23.07.2017 - Dem Opfer der Dieselpest neues Leben eingehaucht

Seit 2009 wird herkömmlichem Diesel  ein Anteil von 7% Biodiesel beigemischt.  Dadurch verliert der althergebrachte Dieselkraftstoff spezifische Eigenschaften. Biodiesel zeigt, speziell bei hohem Wasseranteil, eine Tendenz zu mikrobiologischer Verunreinigung. Dadurch entstehen unter anderem Proteine, die schleimige Emulsionen bilden und die Kraftstoffqualität beeinflussen. Speziell bei unseren Museumslokomotiven, deren Motoren eher selten angelassen werden, entstand daher ein Problem.  Sind deren Tanks nicht vollständig gefüllt, was allein aus Kostengründen nicht zu bewerkstelligen ist,  bildet sich in den Tanks im Laufe der Zeit Kondenswasser. Das Problem hat einen Namen:  Dieselpest; als solche wird das Auftreten von Mikroorganismen (Bakterien, Hefen, Schimmelpilze) im Dieselkraftstoff mit sichtbarer Bildung eines Bioschlamms bezeichnet. Dadurch kann es zu Funktionsstörungen von Dieselantrieben kommen, weil der Bioschlamm Verstopfungen von Filtern und Treibstoffleitungen verursacht und somit den Fluss des Dieselkraftstoffs zum Motor behindert. Dies wird vor allem bei  langen Standzeiten wahrgenommen. Mikroorganismen ernähren sich von Kohlenwasserstoffen und benötigen zusätzlich Wasser, das in geringem Maße stets im Diesel enthalten ist. Durch den Zusatz von bis zu 7 Vol.-% Biodiesel stehen zusätzlich biologisch leicht abbaubare Komponenten zur Verfügung. Durch die exponentielle Vermehrung der Mikroorganismen kommt es zur Bioschlammbildung, die zu Filterverstopfungen und mikrobieller Korrosion führen kann.

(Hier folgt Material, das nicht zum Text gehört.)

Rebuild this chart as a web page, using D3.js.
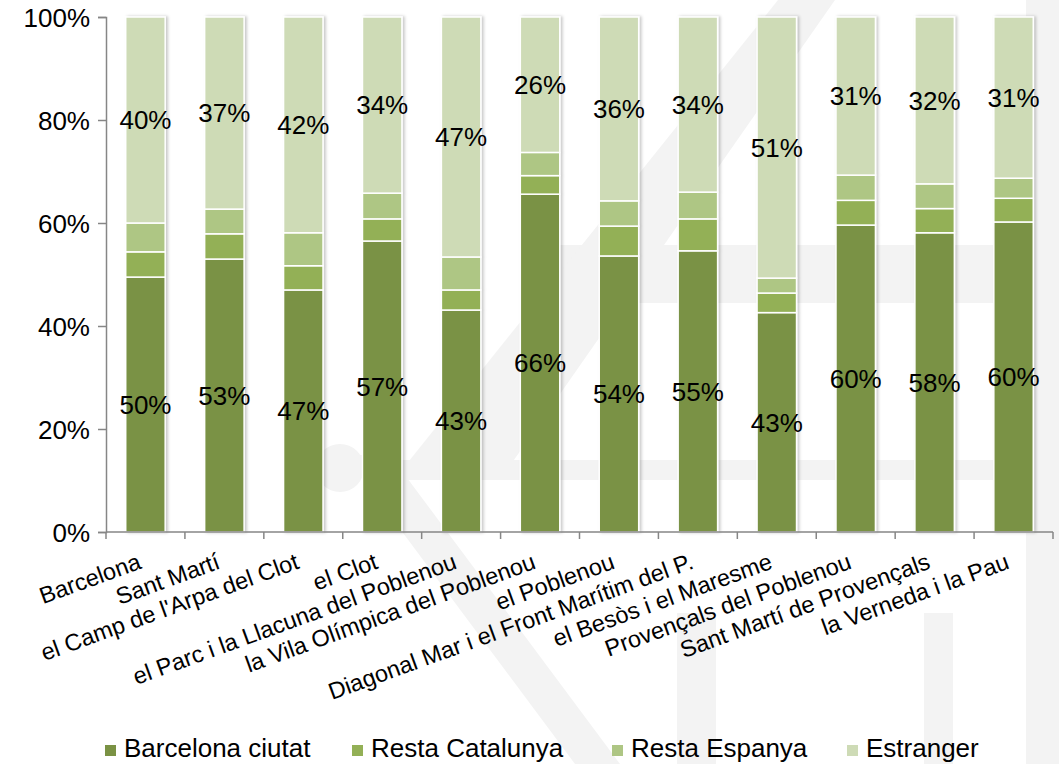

Zu dieser Erkenntnis gelangten wir im Verlauf des Jahres 2011; war es uns in 2009 noch gelungen unsere  V6M 436 zu starten, so waren die Startversuche in der Folgezeit erfolglos.

 

Als Ursache fanden wir heraus, dass der stark verunreinigte Diesel im Tank nicht nur alle Filter verstopft, sondern auch die gesamte Einspritzanlage lahmgelegt hatte. Zunächst musste der „Alt-Diesel“ abgepumpt und entsorgt werden, eher ein kleines technisches Problem. Dem folgte die Reinigung der Leitungen und Filter,  was sich schon schwieriger gestaltete. Eine vollständige Befüllung des Kraftstofftanks mit nahezu 1000 Litern Diesel belastete natürlich auch die Vereinskasse, sodass die Wiederinbetriebnahme der Lok nicht an die erste Stelle der Prioritätenliste gesetzt wurde. Nachdem auch dieses Hindernis überwunden werden konnte, der Tank gefüllt und dem Treibstoff  ein spezielles biozides  Additiv beigefügt wurde, hoffte man auf eine schnelle Inbetriebnahme. Dies erwies sich aber als falsche Hoffnung, zeigte doch die Einspritzpumpe wenig Neigung ihrer Funktion nachzukommen. So blieb es bei verschiedenen Versuchen, der Verschmutzung von außen beizukommen, die aber ebenfalls erfolglos blieben.

Da wir diese Lokomotive beim diesjährigen „Fototag“ als weltweit einzig betriebsfähig verbliebenes Exemplar präsentieren wollen, musste ein echter Fachmann der alten Schule gefunden werden. Unser Vereinsmitglied Edgar Warbinek nahm sich des Problems an. Als Kfz-Meister verfügte er über das notwendige Basiswissen und viel Berufserfahrung, gepaart mit persönlichem Ehrgeiz ist es ihm nun gelungen, nach mühseliger Demontage und Reinigung aller Komponenten der Kraftstoffanlage, den  Motor wieder zum Laufen zu bringen. Erschwerend kommt hinzu, dass wie vielleicht nicht jedem Eisenbahnfreund bekannt, zum Startvorgang die Anlassflaschen der Lok zunächst erst einmal mit der Ladeluft gefüllt (500Liter) und auf einen Druck von 25 bar gebracht werden. Erst dann ist die Lok startbereit und der Motor kann „angeblasen“ werden. 

 

 

Am 20. August wird man, im Rahmen des Fototages, diesen heutzutage nicht mehr alltäglichen Startvorgang live verfolgen können.

Wir freuen uns auf Ihren Besuch und das gemeinsame Erlebnis.